Article 4 on legal risk
We do not have any comments.
Article 5 on market risk
According to Article 5(3)(g), unauthorized market positions taken in excess of limits are to be considered as operational risk events. The wording appears unclear to us. If it was to mean unauthorized excess of limits, we consider this should not be considered as an operational risk event. Should it nevertheless be so, it would be very complex to track and record properly for a limited added value, as the situations that may be at risk are currently properly covered from a prudential perspective through breaches in the VaR. If what is at stake is, as currently, more deliberate and fraudulent behavior, which is undoubtedly an operational risk event, then the wording needs to be adapted.
We do not understand to which type of “errors in classification due to software” Art 3 (b) are intended to be covered and to which extent they are to be considered as operational risk.
Model risk that falls under operational risk should be clearly defined in this document. The EBA/CP/ 2014/14 on the SREP process mentions a definition and suggest a split. We consider first, this rule should not be in the guidelines on SREP process and second that the proposal included in the EBA/CP/ 2014/14 should be improved.

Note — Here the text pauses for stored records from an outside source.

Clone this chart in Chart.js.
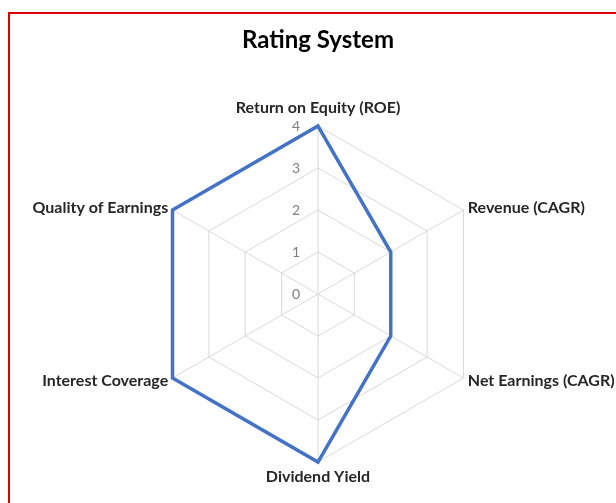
<!DOCTYPE html>
<html>
<head>
<meta charset="utf-8">
<script src="https://cdn.jsdelivr.net/npm/chart.js@4"></script>
<style>
  html, body { margin: 0; padding: 0; background: #fff; overflow: hidden; }
  #frame { position: absolute; left: 8px; top: 12px; width: 640px; height: 520px; border-left: 2px solid #e00000; border-top: 2px solid #e00000; }
  #wrap { position: absolute; left: 0; top: 0; width: 616px; height: 503px; }
</style>
</head>
<body>
<div id="frame"></div>
<div id="wrap"><canvas id="radar"></canvas></div>
<script>
const categories = ['Return on Equity (ROE)', 'Revenue (CAGR)', 'Net Earnings (CAGR)', 'Dividend Yield', 'Interest Coverage', 'Quality of Earnings'];
const ratings = [4, 2, 2, 4, 4, 4];
const tickValues = [0, 1, 2, 3, 4];

// Excel-style labels: ticks left of the vertical axis, category names
// vertically centred on the spokes at the sides
const labelPlugin = {
    id: 'excelLabels',
    afterDatasetsDraw(chart) {
        const scale = chart.scales.r;
        const ctx = chart.ctx;
        ctx.save();
        ctx.textBaseline = 'middle';

        ctx.font = '14px Lato';
        ctx.fillStyle = '#7f7f7f';
        ctx.textAlign = 'center';
        tickValues.forEach(v => {
            const d = scale.getDistanceFromCenterForValue(v);
            ctx.fillText(String(v), scale.xCenter - 22, scale.yCenter - d);
        });

        ctx.font = 'bold 16px Lato';
        ctx.fillStyle = '#262626';
        categories.forEach((name, i) => {
            let gap = 5;
            if (i === 0) gap = 18;
            else if (i === categories.length / 2) gap = 15;
            const p = scale.getPointPosition(i, scale.drawingArea + gap);
            if (Math.abs(p.x - scale.xCenter) < 1) ctx.textAlign = 'center';
            else ctx.textAlign = p.x > scale.xCenter ? 'left' : 'right';
            ctx.fillText(name, p.x, p.y);
        });
        ctx.restore();
    }
};

new Chart(document.getElementById('radar'), {
    type: 'radar',
    data: {
        labels: categories,
        datasets: [{
            label: 'Rating',
            data: ratings,
            borderColor: '#4472C4',
            borderWidth: 3.5,
            backgroundColor: 'rgba(0,0,0,0)',
            fill: false,
            pointRadius: 0,
            tension: 0
        }]
    },
    options: {
        responsive: true,
        maintainAspectRatio: false,
        animation: false,
        layout: { padding: { left: 22, right: 2, top: 0, bottom: 41 } },
        plugins: {
            legend: { display: false },
            tooltip: { enabled: false },
            title: {
                display: true,
                text: 'Rating System',
                color: '#000',
                font: { family: 'Lato', size: 24, weight: 'bold' },
                padding: { top: 26, bottom: 71.2 }
            }
        },
        scales: {
            r: {
                min: 0,
                max: 4,
                ticks: { stepSize: 1, display: false },
                grid: { color: '#d9d9d9', lineWidth: 1 },
                angleLines: { color: '#d9d9d9', lineWidth: 1 },
                pointLabels: { display: false }
            }
        }
    },
    plugins: [labelPlugin]
});
</script>
</body>
</html>
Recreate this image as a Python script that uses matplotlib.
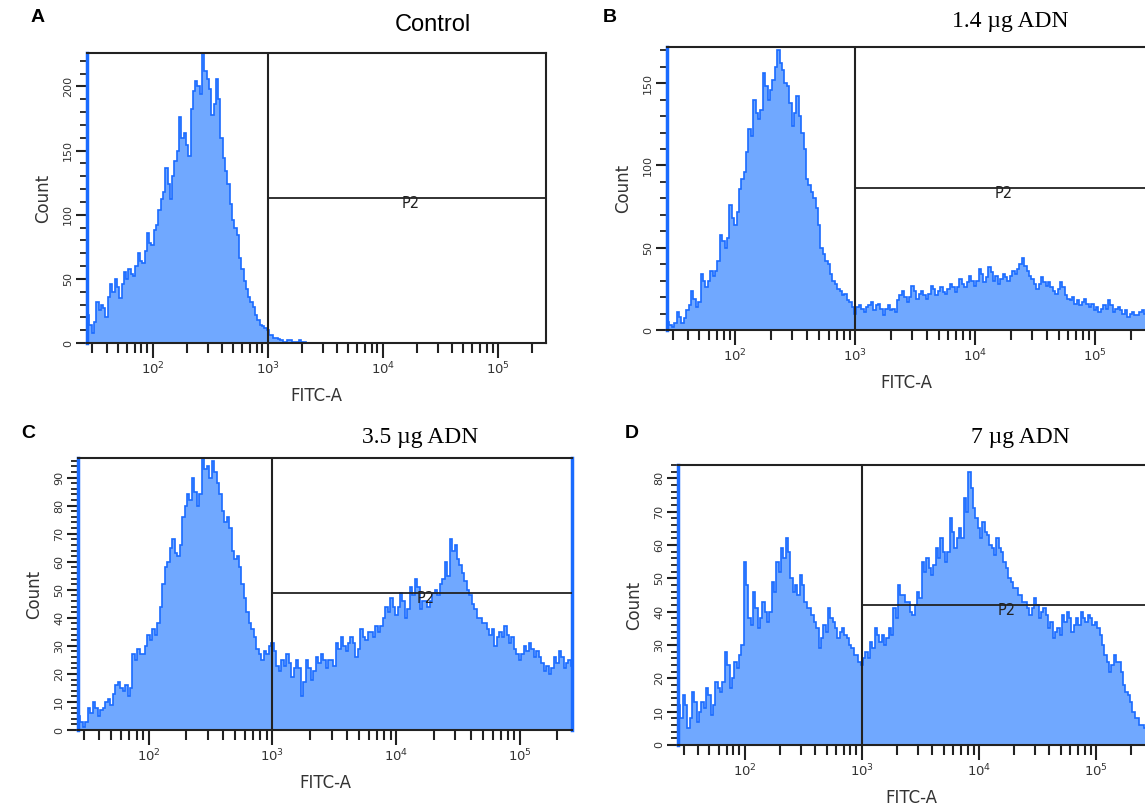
import numpy as np
import matplotlib.pyplot as plt
from matplotlib.ticker import FixedLocator, NullFormatter, FixedFormatter

# counts per log bin, 0.02 decade wide, starting at 10^1.43
counts_a = [22, 14, 8, 16, 32, 26, 30, 27, 20, 36, 46, 40, 50, 44, 35, 46, 55, 50, 58, 54,
            52, 60, 70, 64, 62, 72, 86, 78, 76, 88, 92, 104, 112, 118, 136, 124, 112, 130, 142, 150,
            176, 160, 164, 154, 146, 182, 196, 204, 200, 194, 226, 212, 206, 198, 178, 186, 206, 190, 160, 144,
            134, 124, 108, 96, 90, 84, 66, 58, 48, 42, 36, 32, 28, 22, 18, 14, 13, 12, 10, 6,
            6, 4, 4, 3, 2, 1, 1, 2, 2, 1, 1, 1, 2, 1, 1, 0, 0, 0, 0, 0,
            0, 0, 0, 0, 0, 0, 0, 0, 0, 0, 0, 0, 0, 0, 0, 0, 0, 0, 0, 0,
            0, 0, 0, 0, 0, 0, 0, 0, 0, 0, 0, 0, 0, 0, 0, 0, 0, 0, 0, 0,
            0, 0, 0, 0, 0, 0, 0, 0, 0, 0, 0, 0, 0, 0, 0, 0, 0, 0, 0, 0,
            0, 0, 0, 0, 0, 0, 0, 0, 0, 0, 0, 0, 0, 0, 0, 0, 0, 0, 0, 0,
            0, 0, 0, 0, 0, 0, 0, 0, 0, 0, 0, 0, 0, 0, 0, 0, 0, 0, 0, 0]

counts_b = [5, 3, 2, 4, 11, 8, 4, 7, 12, 15, 24, 19, 14, 17, 34, 30, 26, 30, 36, 33,
            36, 42, 58, 54, 50, 56, 76, 68, 64, 72, 86, 92, 96, 108, 122, 118, 140, 132, 128, 134,
            156, 148, 140, 146, 152, 160, 170, 162, 158, 150, 148, 138, 124, 132, 142, 130, 120, 110, 92, 88,
            84, 80, 74, 64, 50, 46, 42, 40, 34, 30, 28, 25, 24, 21, 22, 18, 17, 14, 10, 14,
            15, 13, 11, 14, 15, 17, 12, 15, 16, 13, 9, 13, 15, 12, 13, 11, 18, 21, 24, 20,
            17, 20, 27, 24, 19, 22, 24, 21, 19, 22, 27, 25, 21, 24, 26, 23, 22, 25, 28, 26,
            23, 26, 31, 28, 26, 29, 33, 30, 27, 30, 37, 34, 29, 32, 38, 35, 30, 33, 28, 31,
            34, 32, 30, 33, 36, 34, 37, 40, 44, 39, 36, 33, 31, 28, 25, 28, 32, 29, 27, 29,
            26, 24, 22, 25, 29, 26, 21, 19, 18, 20, 16, 18, 15, 17, 19, 16, 14, 16, 12, 14,
            11, 13, 15, 13, 18, 15, 11, 13, 14, 12, 10, 12, 8, 10, 11, 9, 9, 11, 12, 10]

counts_c = [5, 3, 1, 3, 8, 6, 10, 8, 5, 7, 8, 10, 11, 9, 13, 16, 17, 15, 14, 16,
            12, 15, 27, 25, 29, 27, 27, 30, 34, 32, 36, 34, 38, 44, 52, 58, 60, 65, 68, 63,
            62, 66, 76, 80, 84, 82, 90, 85, 80, 84, 97, 93, 94, 90, 96, 92, 88, 84, 78, 74,
            76, 72, 64, 61, 62, 58, 52, 47, 42, 38, 36, 33, 29, 27, 25, 28, 27, 30, 31, 28,
            23, 21, 25, 23, 27, 24, 19, 22, 25, 22, 12, 17, 25, 22, 18, 21, 26, 24, 27, 25,
            22, 25, 25, 23, 31, 29, 33, 30, 28, 31, 33, 31, 26, 29, 36, 33, 32, 35, 35, 33,
            37, 35, 37, 40, 44, 42, 47, 44, 41, 44, 49, 46, 40, 43, 51, 48, 54, 51, 43, 46,
            46, 44, 46, 49, 50, 48, 52, 54, 60, 55, 68, 64, 66, 61, 59, 56, 53, 50, 48, 45,
            43, 40, 40, 38, 38, 36, 34, 36, 30, 33, 35, 33, 37, 34, 31, 33, 29, 27, 25, 27,
            30, 28, 31, 29, 26, 28, 26, 24, 21, 23, 20, 22, 26, 24, 28, 26, 22, 24, 25, 23]

counts_d = [12, 8, 15, 12, 5, 8, 16, 13, 7, 10, 13, 11, 17, 15, 9, 12, 19, 17, 16, 19,
            28, 24, 17, 20, 25, 23, 27, 30, 55, 48, 38, 36, 46, 41, 35, 38, 43, 40, 37, 40,
            49, 46, 55, 52, 59, 56, 62, 58, 50, 46, 48, 45, 51, 48, 43, 41, 41, 39, 37, 35,
            29, 32, 36, 34, 41, 38, 37, 35, 32, 34, 35, 33, 32, 30, 29, 27, 27, 25, 24, 26,
            28, 26, 31, 29, 35, 33, 31, 33, 30, 32, 35, 33, 41, 38, 48, 45, 45, 43, 43, 40,
            39, 42, 46, 44, 55, 52, 56, 53, 51, 54, 59, 56, 62, 58, 55, 58, 68, 64, 59, 62,
            65, 62, 74, 70, 82, 77, 71, 68, 65, 62, 67, 64, 63, 60, 59, 57, 62, 59, 58, 55,
            53, 50, 49, 47, 47, 45, 45, 43, 43, 41, 39, 41, 44, 42, 38, 40, 41, 39, 35, 37,
            32, 34, 35, 33, 39, 37, 40, 38, 34, 36, 38, 36, 40, 38, 37, 39, 38, 36, 37, 35,
            33, 30, 27, 25, 22, 24, 27, 25, 25, 22, 18, 16, 15, 13, 10, 8, 8, 6, 6, 5]

panel_letters = ["A", "B", "C", "D"]
titles = ["Control", "1.4 µg ADN", "3.5 µg ADN", "7 µg ADN"]
ymax = [226, 172, 97, 84]
gate_y = [113, 86.5, 49, 42]
ymajor = [[0, 50, 100, 150, 200], [0, 50, 100, 150],
          list(range(0, 100, 10)), list(range(0, 90, 10))]
yminor_step = [10, 10, 2, 2]

fill_col = "#70a8ff"
edge_col = "#1a6bff"

fig = plt.figure(figsize=(11.45, 8.09), dpi=100)

# axes boxes in pixels: left, top, right, bottom
boxes = [(87, 53, 546, 343), (667, 47, 1145, 330),
         (78, 458, 572, 730), (678, 465, 1145, 745)]
W, H = 1145.0, 809.0

all_counts = [counts_a, counts_b, counts_c, counts_d]

for i in range(4):
    l, t, r, b = boxes[i]
    ax = fig.add_axes([l / W, 1 - b / H, (r - l) / W, (b - t) / H])
    ax.set_xscale("log")
    c = all_counts[i]
    edges = 10 ** (1.43 + 0.02 * np.arange(len(c) + 1))
    ax.stairs(c, edges, fill=True, color=fill_col, lw=0)
    ax.stairs(c, edges, color=edge_col, lw=1.2)
    ax.set_xlim(10 ** 1.43, 262144)
    ax.set_ylim(0, ymax[i])

    # gate P2
    ax.plot([1000, 1000], [0, ymax[i]], color="#222222", lw=1.5, zorder=5)
    ax.plot([1000, 262144], [gate_y[i], gate_y[i]], color="#222222", lw=1.3, zorder=5)
    ax.annotate("P2", (10 ** 4.24, gate_y[i]), xytext=(0, -4), textcoords="offset points",
                ha="center", va="center", fontsize=10.5, color="#222222", zorder=6)

    for s in ax.spines.values():
        s.set_color("#222222")
        s.set_linewidth(1.5)
    ax.spines["left"].set_color(edge_col)
    ax.spines["left"].set_linewidth(2.5)
    if i == 2:
        ax.spines["right"].set_color(edge_col)
        ax.spines["right"].set_linewidth(2.5)
    if i in (1, 3):
        ax.spines["right"].set_visible(False)

    # x ticks
    ax.xaxis.set_major_locator(FixedLocator([1e2, 1e3, 1e4, 1e5]))
    ax.xaxis.set_major_formatter(FixedFormatter([r"$10^2$", r"$10^3$", r"$10^4$", r"$10^5$"]))
    minors = [m * 10 ** d for d in range(1, 6) for m in range(2, 10)]
    ax.xaxis.set_minor_locator(FixedLocator(minors))
    ax.xaxis.set_minor_formatter(NullFormatter())
    ax.tick_params(axis="x", which="major", direction="out", length=11, width=1.5,
                   labelsize=9.5, colors="#222222", labelcolor="#333333", pad=2)
    ax.tick_params(axis="x", which="minor", direction="out", length=7, width=1.5,
                   colors="#222222")

    # y ticks
    ax.yaxis.set_major_locator(FixedLocator(ymajor[i]))
    ax.yaxis.set_minor_locator(FixedLocator(list(range(0, ymax[i] + 1, yminor_step[i]))))
    ax.tick_params(axis="y", which="major", direction="out", length=8, width=1.5,
                   labelsize=8, colors="#222222", labelcolor="#333333", pad=2)
    ax.tick_params(axis="y", which="minor", direction="out", length=5, width=1.3,
                   colors="#222222")
    for lab in ax.get_yticklabels():
        lab.set_rotation(90)
        lab.set_va("center")

    ax.set_xlabel("FITC-A", fontsize=12, color="#333333", labelpad=7)
    ax.set_ylabel("Count", fontsize=12, color="#333333", labelpad=8)

# panel letters and titles
letter_pos = [(38, 18), (610, 18), (28, 433), (632, 434)]
title_pos = [(433, 25), (1010, 22), (420, 437), (1020, 437)]
for i in range(4):
    fig.text(letter_pos[i][0] / W, 1 - letter_pos[i][1] / H, panel_letters[i],
             fontsize=14, fontweight="bold", ha="center", va="center",
             family="Liberation Sans")
    if i == 0:
        fig.text(title_pos[i][0] / W, 1 - title_pos[i][1] / H, titles[i],
                 fontsize=17, ha="center", va="center", family="Liberation Sans")
    else:
        fig.text(title_pos[i][0] / W, 1 - title_pos[i][1] / H, titles[i],
                 fontsize=17, ha="center", va="center", family="Liberation Serif")

fig.savefig("out.png", dpi=100)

Finally, the treatment described in Article 8(1b) partially differs from former regulatory position, to ensure consistency throughout the historical data, we advocate for keeping things unchanged from previous standards.
Article 6 on credit risk
Same arguments as for Q2, so please refer to Q2.
Article 7 on operational risk losses
The current wording of § 1 leaves no room for excluding some loss from the AMA calculation. As mentioned in Article 6, there may be case where boundary losses have to be deducted from the loss database to consider. We propose to insert the mention “unless otherwise specified” within the first sentence of §1.
Inclusion of more items in these lists
We do not see any additional items to be included in these different lists.
We do not support this proposal and that the dependence structure cannot be Gaussian.
Indeed, the dependence structure depends mainly on the way the operational risk categories are defined, on the way how data is grouped and finally how the dependence structure interact within the full modeling framework.
Firstly, the document should clarify to which quantity the proposed Student copula should apply. Indeed, depending on the bank, some dependence models are based on aggregate cells losses, others are based on frequencies (number of events) and others are based on severities. Given the parameters, it is well known in the literature that these three approaches lead to very different impacts. Secondly, should the Student copula be correct for frequency dependences, it could be incorrect for aggregating loss dependences for instance. Thirdly, the data may be compliant with the Gaussian copula and invalidate the Student copula. we do not support too prescriptive restrictions/recommendations for modelling choices given the fact that we have in any case to produce quantitative and qualitative evidence that our modeling choices are relevant, conservative and duly justified, (see article 26 (5)).
The concerned article is 41 d rather than 42 d.
We support the idea of using the operational risk system for ICAAP purposes. We suggest the EBA to elaborate more to which extent the AMA model has to be used for ICAAP purposes. We think the opportunity should be left open to each institution to use or not the AMA model for assessing its ICAAP. Moreover, supervisors have always the opportunity to assess the efficiency of the internal modelling through the SREP process.